响亮的巴掌声在病房响起,推门进来给病人换药的护士吓了一跳,皱眉不悦地说:“这里是医院,麻烦你们有事情到外面解决。”
痛哭流涕的朱一一愣在那里,白茹嘴上狠却没推给她,她担心的还是发生了,只要她让白茹将心里的这口气给出掉,她就还能留在这座城市,直到脸上挨了陈梨的一巴掌,整个人都懵了。
“以后你奶奶嘴上再不干不净我通通会找你讨回来,当然我这辈子都不想再看到你。”
许时俊听着那一声脆响心里也跟着舒服,只管出自己的气,反正前因后果也不用她解释。
两人走出病房,跟在别人身后走进电梯。
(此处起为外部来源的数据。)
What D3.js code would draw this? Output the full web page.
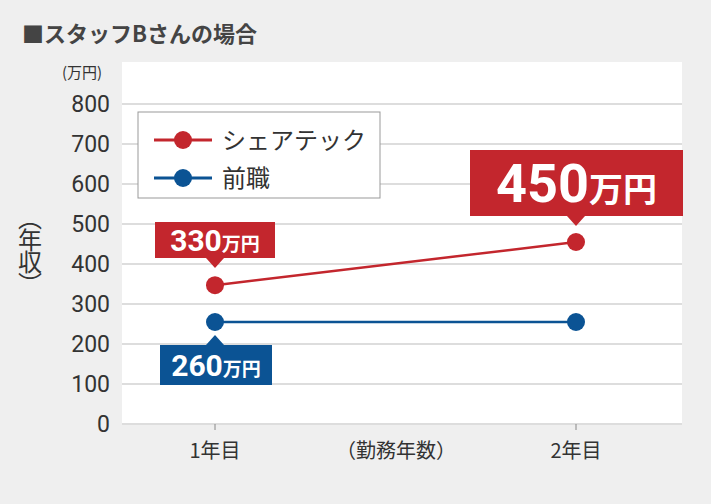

进来的人很多两人都被挤在角落里,近的陈梨都能感觉他的呼吸,微微仰起头,眼睛亮晶晶地问:“你觉得朱一一会离开朱家吗?”
许时俊忍不住抬手刮了下她的鼻头,用化不开的温柔目光将她包裹:“不会,朱世华舍不得。”
陈梨皱了皱鼻头,甩了他一个大白眼:“你哄哄我怎么了?”
不过六层因为人太多而生出憋闷感,短短的几分钟竟度日如年,许时俊被她这副娇憨的样子勾得心里直荡漾,他就是莫名的懂她:“我说假话你也不会相信,你还会觉得我蠢,减印象分这种事我不会做。”
两人的声音不算高,在无人交谈的电梯里还是听的很清楚,不知细节的人只当成是小年轻之间的情趣。